Extract the records below word for word and ignore the images.

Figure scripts
■ ■ ■ ■
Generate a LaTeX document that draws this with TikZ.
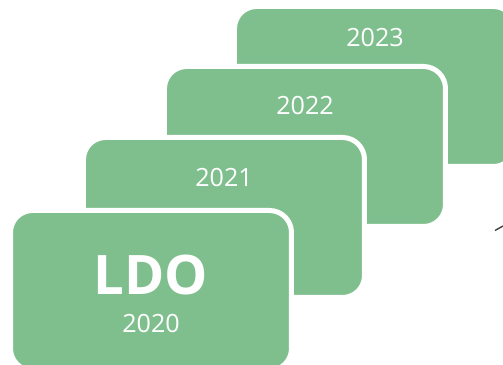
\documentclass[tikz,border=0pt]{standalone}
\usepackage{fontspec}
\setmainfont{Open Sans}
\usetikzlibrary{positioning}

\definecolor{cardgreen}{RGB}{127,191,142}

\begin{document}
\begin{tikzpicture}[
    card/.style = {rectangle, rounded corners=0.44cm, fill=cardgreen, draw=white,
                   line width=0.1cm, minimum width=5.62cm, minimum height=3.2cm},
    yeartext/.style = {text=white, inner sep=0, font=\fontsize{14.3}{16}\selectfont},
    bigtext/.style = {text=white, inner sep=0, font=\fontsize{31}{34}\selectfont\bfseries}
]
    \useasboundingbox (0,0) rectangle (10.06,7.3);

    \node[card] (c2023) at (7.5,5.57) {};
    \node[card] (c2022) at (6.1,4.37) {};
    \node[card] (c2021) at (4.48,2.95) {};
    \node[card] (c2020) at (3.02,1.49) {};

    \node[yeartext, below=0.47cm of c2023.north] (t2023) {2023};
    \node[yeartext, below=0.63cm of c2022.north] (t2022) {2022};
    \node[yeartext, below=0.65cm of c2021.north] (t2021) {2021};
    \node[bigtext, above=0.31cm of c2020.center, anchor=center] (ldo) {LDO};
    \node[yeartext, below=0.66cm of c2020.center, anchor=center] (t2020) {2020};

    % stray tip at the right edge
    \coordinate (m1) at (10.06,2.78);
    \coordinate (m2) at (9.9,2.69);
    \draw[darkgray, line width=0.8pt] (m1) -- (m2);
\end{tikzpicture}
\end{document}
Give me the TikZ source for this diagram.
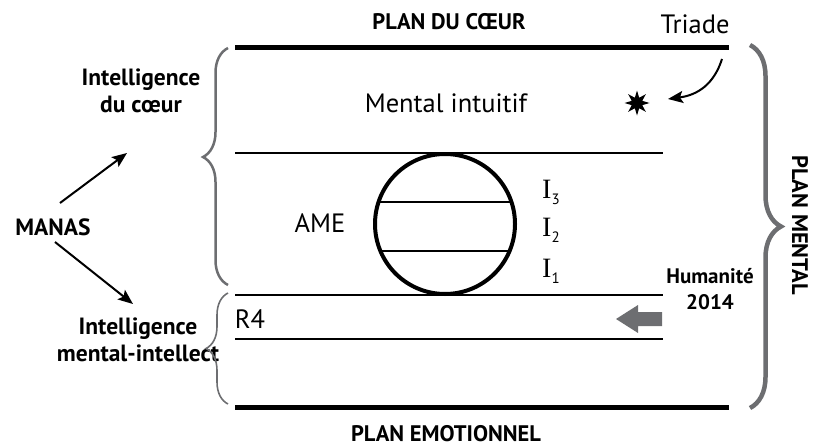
■ ■ ■ ■
* REPLY:
Generate a LaTeX document that draws this with TikZ.
\documentclass[tikz,border=0pt]{standalone}
\usepackage{fontspec}
\setmainfont{Open Sans}
\usetikzlibrary{positioning}

\definecolor{cardgreen}{RGB}{127,191,142}

\begin{document}
\begin{tikzpicture}[
    card/.style = {rectangle, rounded corners=0.44cm, fill=cardgreen, draw=white,
                   line width=0.1cm, minimum width=5.62cm, minimum height=3.2cm},
    yeartext/.style = {text=white, inner sep=0, font=\fontsize{14.3}{16}\selectfont},
    bigtext/.style = {text=white, inner sep=0, font=\fontsize{31}{34}\selectfont\bfseries}
]
    \useasboundingbox (0,0) rectangle (10.06,7.3);

    \node[card] (c2023) at (7.5,5.57) {};
    \node[card] (c2022) at (6.1,4.37) {};
    \node[card] (c2021) at (4.48,2.95) {};
    \node[card] (c2020) at (3.02,1.49) {};

    \node[yeartext, below=0.47cm of c2023.north] (t2023) {2023};
    \node[yeartext, below=0.63cm of c2022.north] (t2022) {2022};
    \node[yeartext, below=0.65cm of c2021.north] (t2021) {2021};
    \node[bigtext, above=0.31cm of c2020.center, anchor=center] (ldo) {LDO};
    \node[yeartext, below=0.66cm of c2020.center, anchor=center] (t2020) {2020};

    % stray tip at the right edge
    \coordinate (m1) at (10.06,2.78);
    \coordinate (m2) at (9.9,2.69);
    \draw[darkgray, line width=0.8pt] (m1) -- (m2);
\end{tikzpicture}
\end{document}
Give me the TikZ source for this diagram.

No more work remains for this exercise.